Backed by Gulf donors and conditioned on political reforms within the PA, Egypt's blueprint for reconstructing Gaza ensures no Palestinian exodus, aligning with PA ambitions for post-war oversight, despite US and Israeli hesitance, analysts said.
"Egypt is pushing for PA control of Gaza because this is the only way to achieve the required administrative unity between Palestinian territories in Gaza and the West Bank," Shaath said.
"This unity is necessary for the founding of the aspired Palestinian state," he added.
An emergency Arab summit in March this year, aimed at securing Arab support for Egypt's Gaza reconstruction plan, positioned Egypt as the reconstruction architect of the war-devastated territory.
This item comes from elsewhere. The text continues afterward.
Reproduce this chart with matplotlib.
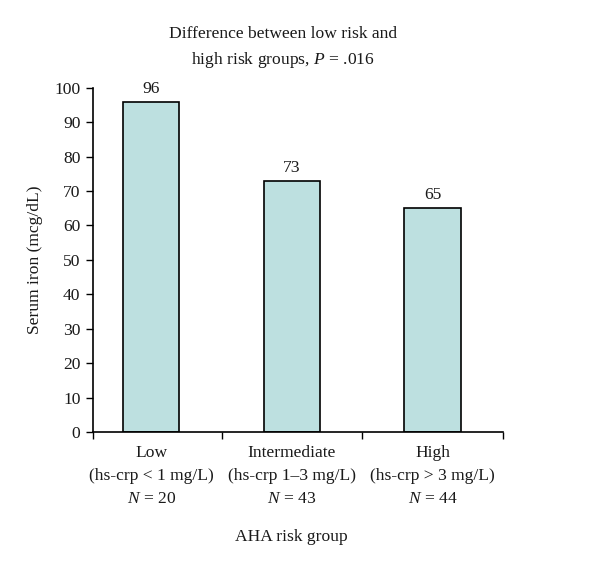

Egypt is now preparing to organise a donors' conference to raise the funds necessary for the reconstruction of Gaza.
The date of the conference has not been set yet, but some countries are already expressing enthusiasm about contributing funds.
Egypt's post-war involvement in Gaza prioritises security, aid delivery, and a stable transition away from Hamas's control in Gaza, aligning with Trump's vision of a technocratic Palestinian administration transitioning to PA control in a few months, most probably by mid-2026.
This suggests that Egypt will focus on dismantling Hamas's political and military influence, analysts say.
"Egypt insists on ending Hamas's rule of Gaza as a way of ending the conflict," Egyptian political analyst Ahmed Abdel Meguid told TNA.
"This group has offered the Palestinians in the past years, since it has taken over Gaza, nothing but wars and destruction," he added.
Egypt has pushed for Hamas's disarmament, with Cairo coordinating security measures to prevent arms smuggling and ensure stability.
Such a position is partly rooted, analysts say, in ideological differences between Egypt and Hamas, a group Cairo views as an ideological offshoot of the Muslim Brotherhood, the charity-educational organisation it has suppressed since outlawing it in 2013.